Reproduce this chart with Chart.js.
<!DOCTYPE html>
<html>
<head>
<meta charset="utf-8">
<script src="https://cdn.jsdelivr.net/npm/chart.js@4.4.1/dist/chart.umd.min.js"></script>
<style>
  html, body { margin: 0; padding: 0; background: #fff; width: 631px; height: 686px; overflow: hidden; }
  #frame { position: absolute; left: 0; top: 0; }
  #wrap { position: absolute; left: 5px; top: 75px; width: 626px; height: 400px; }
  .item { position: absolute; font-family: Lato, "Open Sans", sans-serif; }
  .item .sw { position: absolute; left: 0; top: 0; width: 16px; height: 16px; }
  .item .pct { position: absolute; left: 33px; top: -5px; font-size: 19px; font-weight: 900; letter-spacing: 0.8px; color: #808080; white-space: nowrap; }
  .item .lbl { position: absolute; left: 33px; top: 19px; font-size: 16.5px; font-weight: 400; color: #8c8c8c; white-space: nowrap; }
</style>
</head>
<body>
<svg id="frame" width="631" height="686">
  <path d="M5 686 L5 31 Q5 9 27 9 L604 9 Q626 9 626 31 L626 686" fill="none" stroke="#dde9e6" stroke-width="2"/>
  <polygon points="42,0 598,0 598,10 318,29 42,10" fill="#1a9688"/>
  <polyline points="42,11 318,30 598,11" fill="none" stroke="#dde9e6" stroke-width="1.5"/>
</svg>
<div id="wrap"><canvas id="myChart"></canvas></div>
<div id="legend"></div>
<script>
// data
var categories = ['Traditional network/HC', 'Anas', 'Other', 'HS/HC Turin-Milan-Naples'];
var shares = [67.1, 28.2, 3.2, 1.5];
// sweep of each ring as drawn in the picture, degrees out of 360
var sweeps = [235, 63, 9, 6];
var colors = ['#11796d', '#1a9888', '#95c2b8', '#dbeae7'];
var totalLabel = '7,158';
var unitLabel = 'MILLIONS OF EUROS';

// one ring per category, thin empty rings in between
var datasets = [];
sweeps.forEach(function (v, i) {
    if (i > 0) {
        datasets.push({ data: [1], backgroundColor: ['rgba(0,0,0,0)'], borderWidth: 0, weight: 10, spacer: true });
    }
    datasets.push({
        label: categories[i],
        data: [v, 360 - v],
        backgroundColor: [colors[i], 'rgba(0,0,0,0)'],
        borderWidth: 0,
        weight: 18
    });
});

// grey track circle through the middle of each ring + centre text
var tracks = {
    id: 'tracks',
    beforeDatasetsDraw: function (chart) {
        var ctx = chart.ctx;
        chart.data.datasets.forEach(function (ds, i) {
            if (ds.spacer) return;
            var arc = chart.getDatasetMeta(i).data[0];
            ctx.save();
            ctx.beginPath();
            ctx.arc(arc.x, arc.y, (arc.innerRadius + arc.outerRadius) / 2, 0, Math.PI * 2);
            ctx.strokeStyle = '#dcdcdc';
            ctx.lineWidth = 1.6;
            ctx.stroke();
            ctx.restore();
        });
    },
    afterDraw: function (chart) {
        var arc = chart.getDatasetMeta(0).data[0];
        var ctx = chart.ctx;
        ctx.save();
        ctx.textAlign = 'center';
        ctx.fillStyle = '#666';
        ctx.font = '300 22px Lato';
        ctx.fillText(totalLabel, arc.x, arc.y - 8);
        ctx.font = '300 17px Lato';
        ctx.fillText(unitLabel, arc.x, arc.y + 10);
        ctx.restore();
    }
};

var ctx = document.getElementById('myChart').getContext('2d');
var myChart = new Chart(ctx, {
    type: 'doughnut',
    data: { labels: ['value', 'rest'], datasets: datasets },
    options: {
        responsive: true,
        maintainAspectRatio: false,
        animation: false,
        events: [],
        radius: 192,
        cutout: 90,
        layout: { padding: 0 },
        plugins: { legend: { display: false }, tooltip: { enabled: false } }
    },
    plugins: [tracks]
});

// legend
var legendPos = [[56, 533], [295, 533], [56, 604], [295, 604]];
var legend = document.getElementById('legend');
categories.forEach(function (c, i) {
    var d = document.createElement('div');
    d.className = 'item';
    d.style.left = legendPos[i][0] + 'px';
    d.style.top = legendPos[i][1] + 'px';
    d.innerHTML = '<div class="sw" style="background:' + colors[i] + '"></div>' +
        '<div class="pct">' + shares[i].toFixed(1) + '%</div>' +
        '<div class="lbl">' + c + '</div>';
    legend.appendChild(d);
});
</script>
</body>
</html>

####################

**What you should do:**
Write the listing out again, exactly as shown above.

**Response to this exercise:**
Reproduce this chart with Chart.js.
<!DOCTYPE html>
<html>
<head>
<meta charset="utf-8">
<script src="https://cdn.jsdelivr.net/npm/chart.js@4.4.1/dist/chart.umd.min.js"></script>
<style>
  html, body { margin: 0; padding: 0; background: #fff; width: 631px; height: 686px; overflow: hidden; }
  #frame { position: absolute; left: 0; top: 0; }
  #wrap { position: absolute; left: 5px; top: 75px; width: 626px; height: 400px; }
  .item { position: absolute; font-family: Lato, "Open Sans", sans-serif; }
  .item .sw { position: absolute; left: 0; top: 0; width: 16px; height: 16px; }
  .item .pct { position: absolute; left: 33px; top: -5px; font-size: 19px; font-weight: 900; letter-spacing: 0.8px; color: #808080; white-space: nowrap; }
  .item .lbl { position: absolute; left: 33px; top: 19px; font-size: 16.5px; font-weight: 400; color: #8c8c8c; white-space: nowrap; }
</style>
</head>
<body>
<svg id="frame" width="631" height="686">
  <path d="M5 686 L5 31 Q5 9 27 9 L604 9 Q626 9 626 31 L626 686" fill="none" stroke="#dde9e6" stroke-width="2"/>
  <polygon points="42,0 598,0 598,10 318,29 42,10" fill="#1a9688"/>
  <polyline points="42,11 318,30 598,11" fill="none" stroke="#dde9e6" stroke-width="1.5"/>
</svg>
<div id="wrap"><canvas id="myChart"></canvas></div>
<div id="legend"></div>
<script>
// data
var categories = ['Traditional network/HC', 'Anas', 'Other', 'HS/HC Turin-Milan-Naples'];
var shares = [67.1, 28.2, 3.2, 1.5];
// sweep of each ring as drawn in the picture, degrees out of 360
var sweeps = [235, 63, 9, 6];
var colors = ['#11796d', '#1a9888', '#95c2b8', '#dbeae7'];
var totalLabel = '7,158';
var unitLabel = 'MILLIONS OF EUROS';

// one ring per category, thin empty rings in between
var datasets = [];
sweeps.forEach(function (v, i) {
    if (i > 0) {
        datasets.push({ data: [1], backgroundColor: ['rgba(0,0,0,0)'], borderWidth: 0, weight: 10, spacer: true });
    }
    datasets.push({
        label: categories[i],
        data: [v, 360 - v],
        backgroundColor: [colors[i], 'rgba(0,0,0,0)'],
        borderWidth: 0,
        weight: 18
    });
});

// grey track circle through the middle of each ring + centre text
var tracks = {
    id: 'tracks',
    beforeDatasetsDraw: function (chart) {
        var ctx = chart.ctx;
        chart.data.datasets.forEach(function (ds, i) {
            if (ds.spacer) return;
            var arc = chart.getDatasetMeta(i).data[0];
            ctx.save();
            ctx.beginPath();
            ctx.arc(arc.x, arc.y, (arc.innerRadius + arc.outerRadius) / 2, 0, Math.PI * 2);
            ctx.strokeStyle = '#dcdcdc';
            ctx.lineWidth = 1.6;
            ctx.stroke();
            ctx.restore();
        });
    },
    afterDraw: function (chart) {
        var arc = chart.getDatasetMeta(0).data[0];
        var ctx = chart.ctx;
        ctx.save();
        ctx.textAlign = 'center';
        ctx.fillStyle = '#666';
        ctx.font = '300 22px Lato';
        ctx.fillText(totalLabel, arc.x, arc.y - 8);
        ctx.font = '300 17px Lato';
        ctx.fillText(unitLabel, arc.x, arc.y + 10);
        ctx.restore();
    }
};

var ctx = document.getElementById('myChart').getContext('2d');
var myChart = new Chart(ctx, {
    type: 'doughnut',
    data: { labels: ['value', 'rest'], datasets: datasets },
    options: {
        responsive: true,
        maintainAspectRatio: false,
        animation: false,
        events: [],
        radius: 192,
        cutout: 90,
        layout: { padding: 0 },
        plugins: { legend: { display: false }, tooltip: { enabled: false } }
    },
    plugins: [tracks]
});

// legend
var legendPos = [[56, 533], [295, 533], [56, 604], [295, 604]];
var legend = document.getElementById('legend');
categories.forEach(function (c, i) {
    var d = document.createElement('div');
    d.className = 'item';
    d.style.left = legendPos[i][0] + 'px';
    d.style.top = legendPos[i][1] + 'px';
    d.innerHTML = '<div class="sw" style="background:' + colors[i] + '"></div>' +
        '<div class="pct">' + shares[i].toFixed(1) + '%</div>' +
        '<div class="lbl">' + c + '</div>';
    legend.appendChild(d);
});
</script>
</body>
</html>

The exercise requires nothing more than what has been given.